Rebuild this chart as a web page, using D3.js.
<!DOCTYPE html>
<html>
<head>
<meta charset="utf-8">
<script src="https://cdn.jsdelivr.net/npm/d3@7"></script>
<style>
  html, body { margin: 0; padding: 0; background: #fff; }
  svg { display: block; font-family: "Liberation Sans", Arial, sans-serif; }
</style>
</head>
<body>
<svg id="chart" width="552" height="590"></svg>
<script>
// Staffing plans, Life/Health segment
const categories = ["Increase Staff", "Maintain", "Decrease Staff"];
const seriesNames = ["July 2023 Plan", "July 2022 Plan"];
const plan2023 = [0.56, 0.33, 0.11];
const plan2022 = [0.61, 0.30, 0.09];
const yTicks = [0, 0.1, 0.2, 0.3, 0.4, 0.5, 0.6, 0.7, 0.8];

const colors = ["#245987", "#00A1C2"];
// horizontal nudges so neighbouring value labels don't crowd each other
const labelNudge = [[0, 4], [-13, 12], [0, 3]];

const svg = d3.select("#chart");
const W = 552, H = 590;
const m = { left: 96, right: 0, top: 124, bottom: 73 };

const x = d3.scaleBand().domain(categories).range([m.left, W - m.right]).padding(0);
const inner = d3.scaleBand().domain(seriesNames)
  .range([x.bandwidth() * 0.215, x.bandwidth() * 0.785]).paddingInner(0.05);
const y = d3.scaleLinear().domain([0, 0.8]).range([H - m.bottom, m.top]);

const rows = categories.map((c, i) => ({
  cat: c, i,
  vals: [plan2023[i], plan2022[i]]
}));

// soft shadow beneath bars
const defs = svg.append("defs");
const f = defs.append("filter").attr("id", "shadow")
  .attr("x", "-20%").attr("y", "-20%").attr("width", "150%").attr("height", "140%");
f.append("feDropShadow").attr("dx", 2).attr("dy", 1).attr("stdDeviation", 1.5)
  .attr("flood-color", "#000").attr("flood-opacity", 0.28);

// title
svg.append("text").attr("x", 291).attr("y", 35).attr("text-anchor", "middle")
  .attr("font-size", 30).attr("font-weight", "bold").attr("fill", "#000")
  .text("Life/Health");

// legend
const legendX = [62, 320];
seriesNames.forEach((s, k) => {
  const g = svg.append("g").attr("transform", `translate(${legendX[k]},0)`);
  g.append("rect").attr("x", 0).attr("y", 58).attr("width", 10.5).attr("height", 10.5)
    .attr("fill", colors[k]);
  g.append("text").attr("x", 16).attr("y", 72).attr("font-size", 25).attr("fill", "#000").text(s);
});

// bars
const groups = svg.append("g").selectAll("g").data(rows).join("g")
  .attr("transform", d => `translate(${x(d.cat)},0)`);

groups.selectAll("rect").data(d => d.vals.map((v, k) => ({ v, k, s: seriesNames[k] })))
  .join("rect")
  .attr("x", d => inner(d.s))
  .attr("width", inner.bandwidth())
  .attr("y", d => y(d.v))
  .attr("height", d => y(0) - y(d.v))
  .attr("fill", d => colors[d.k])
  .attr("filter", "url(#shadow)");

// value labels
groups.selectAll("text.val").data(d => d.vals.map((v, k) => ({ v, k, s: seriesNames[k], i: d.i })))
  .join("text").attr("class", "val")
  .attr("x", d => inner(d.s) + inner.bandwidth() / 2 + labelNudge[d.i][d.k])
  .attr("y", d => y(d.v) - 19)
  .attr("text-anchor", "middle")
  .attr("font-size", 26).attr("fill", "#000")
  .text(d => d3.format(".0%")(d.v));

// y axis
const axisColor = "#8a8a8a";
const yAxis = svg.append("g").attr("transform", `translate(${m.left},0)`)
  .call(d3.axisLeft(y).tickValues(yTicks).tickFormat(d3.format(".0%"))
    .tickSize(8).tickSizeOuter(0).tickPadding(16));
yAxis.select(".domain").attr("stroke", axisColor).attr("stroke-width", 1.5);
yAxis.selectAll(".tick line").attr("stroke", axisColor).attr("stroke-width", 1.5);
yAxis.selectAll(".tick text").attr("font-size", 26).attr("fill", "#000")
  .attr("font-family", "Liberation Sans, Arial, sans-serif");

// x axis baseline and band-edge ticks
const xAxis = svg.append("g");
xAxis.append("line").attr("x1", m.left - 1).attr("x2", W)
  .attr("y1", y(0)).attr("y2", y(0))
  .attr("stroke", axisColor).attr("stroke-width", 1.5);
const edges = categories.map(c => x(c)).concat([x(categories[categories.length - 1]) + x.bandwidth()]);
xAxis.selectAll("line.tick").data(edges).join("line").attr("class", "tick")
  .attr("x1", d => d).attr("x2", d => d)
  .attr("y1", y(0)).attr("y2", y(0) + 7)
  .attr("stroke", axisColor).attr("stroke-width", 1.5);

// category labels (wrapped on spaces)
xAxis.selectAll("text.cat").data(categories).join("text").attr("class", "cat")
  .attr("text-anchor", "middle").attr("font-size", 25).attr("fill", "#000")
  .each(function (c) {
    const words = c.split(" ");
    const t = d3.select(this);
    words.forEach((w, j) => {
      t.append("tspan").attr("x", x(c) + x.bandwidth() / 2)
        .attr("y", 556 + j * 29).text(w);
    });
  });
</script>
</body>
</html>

▶ _EXERCISE OBJECTIVE_: Retype only the lines running from the top of the listing to the line that holds "const y = d3.scaleLinear().domain([0, 0.8]).range([H", both ends included.

▶ _RESULT FOR THIS EXERCISE_:
Rebuild this chart as a web page, using D3.js.
<!DOCTYPE html>
<html>
<head>
<meta charset="utf-8">
<script src="https://cdn.jsdelivr.net/npm/d3@7"></script>
<style>
  html, body { margin: 0; padding: 0; background: #fff; }
  svg { display: block; font-family: "Liberation Sans", Arial, sans-serif; }
</style>
</head>
<body>
<svg id="chart" width="552" height="590"></svg>
<script>
// Staffing plans, Life/Health segment
const categories = ["Increase Staff", "Maintain", "Decrease Staff"];
const seriesNames = ["July 2023 Plan", "July 2022 Plan"];
const plan2023 = [0.56, 0.33, 0.11];
const plan2022 = [0.61, 0.30, 0.09];
const yTicks = [0, 0.1, 0.2, 0.3, 0.4, 0.5, 0.6, 0.7, 0.8];

const colors = ["#245987", "#00A1C2"];
// horizontal nudges so neighbouring value labels don't crowd each other
const labelNudge = [[0, 4], [-13, 12], [0, 3]];

const svg = d3.select("#chart");
const W = 552, H = 590;
const m = { left: 96, right: 0, top: 124, bottom: 73 };

const x = d3.scaleBand().domain(categories).range([m.left, W - m.right]).padding(0);
const inner = d3.scaleBand().domain(seriesNames)
  .range([x.bandwidth() * 0.215, x.bandwidth() * 0.785]).paddingInner(0.05);
const y = d3.scaleLinear().domain([0, 0.8]).range([H - m.bottom, m.top]);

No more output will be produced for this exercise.